Nancy is now, arguably, one of the most talented stained glass artists anywhere. She creates realistic mosaics that, from a distance, look like detailed paintings, yet they are all made with glass.

Credit: WFAA
Nancy Doughney creates detailed stained glass art that, from a distance, looks like a painting.

Her pieces have been displayed and showcased around the world in places like Times Square and Europe. Not surprisingly, she gets a lot of requests from galleries that want to display her art and people who want to buy it. So, Nancy and John turned it into a business, albeit, not a very good one.

They rarely make a profit, often doing work for free or charging only for materials. They've donated a lot of their time and talent to creating stained glass art for charities.

“No, our business model is not one we would put out there for anyone to adopt,” John said.

A lot of their art is also personal like the stained glass Samantha King brought to them a couple of years back.

“She came in and I remember her coming in crying, just in tears,” John said. “And we said, ‘Tell us how we can help you.’”

“There were a lot of tears shed that day,” said King.

After her grandma’s death, King inherited a piece of her stained glass, which always caught her eye when she visited her grandma in San Angelo.

“It felt like I had a piece of her house with me and that was a piece of her,” King said.

But after a bumpy drive home, the glass pane was in pieces. She couldn’t afford the nearly $3,000 it would cost to have it fixed.
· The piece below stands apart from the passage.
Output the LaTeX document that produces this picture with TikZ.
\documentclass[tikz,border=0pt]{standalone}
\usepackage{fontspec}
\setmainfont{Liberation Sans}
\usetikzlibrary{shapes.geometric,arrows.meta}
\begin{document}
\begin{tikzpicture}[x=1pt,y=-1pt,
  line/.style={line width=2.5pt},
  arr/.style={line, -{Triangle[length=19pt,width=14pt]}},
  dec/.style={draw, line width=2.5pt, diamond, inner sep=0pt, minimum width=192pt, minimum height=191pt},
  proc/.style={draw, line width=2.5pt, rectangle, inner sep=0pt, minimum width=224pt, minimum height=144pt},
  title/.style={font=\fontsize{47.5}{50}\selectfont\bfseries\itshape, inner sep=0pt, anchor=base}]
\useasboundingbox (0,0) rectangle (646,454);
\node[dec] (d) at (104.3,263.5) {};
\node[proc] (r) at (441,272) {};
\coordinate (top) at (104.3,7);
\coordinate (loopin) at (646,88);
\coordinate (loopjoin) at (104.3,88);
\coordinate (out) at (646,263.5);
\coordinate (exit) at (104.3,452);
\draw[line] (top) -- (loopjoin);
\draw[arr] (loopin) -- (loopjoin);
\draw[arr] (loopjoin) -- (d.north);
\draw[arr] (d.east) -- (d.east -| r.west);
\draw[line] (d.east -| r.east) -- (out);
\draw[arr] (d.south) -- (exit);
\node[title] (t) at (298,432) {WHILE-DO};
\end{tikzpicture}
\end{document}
Eventually, she found John and Nancy, who put the pieces back together.

“They’re miracle workers,” King said. 

John and Nancy fixed up the pane and even used the broken glass to make two angel ornaments that King can hang on her Christmas tree.

Credit: WFAA
Samantha King was left a stained glass pane from her late grandmother. When it broke, John and Nancy repaired it.

“I was just overwhelmed with emotions,” King said. “I’ll always be thankful for them.”

“It reinforced why we do it,” John said. “If it brings joy to somebody else, then why not do it.”

As John and Nancy have discovered, given the chance to do something kind, it’s always rewarding to do it yourself.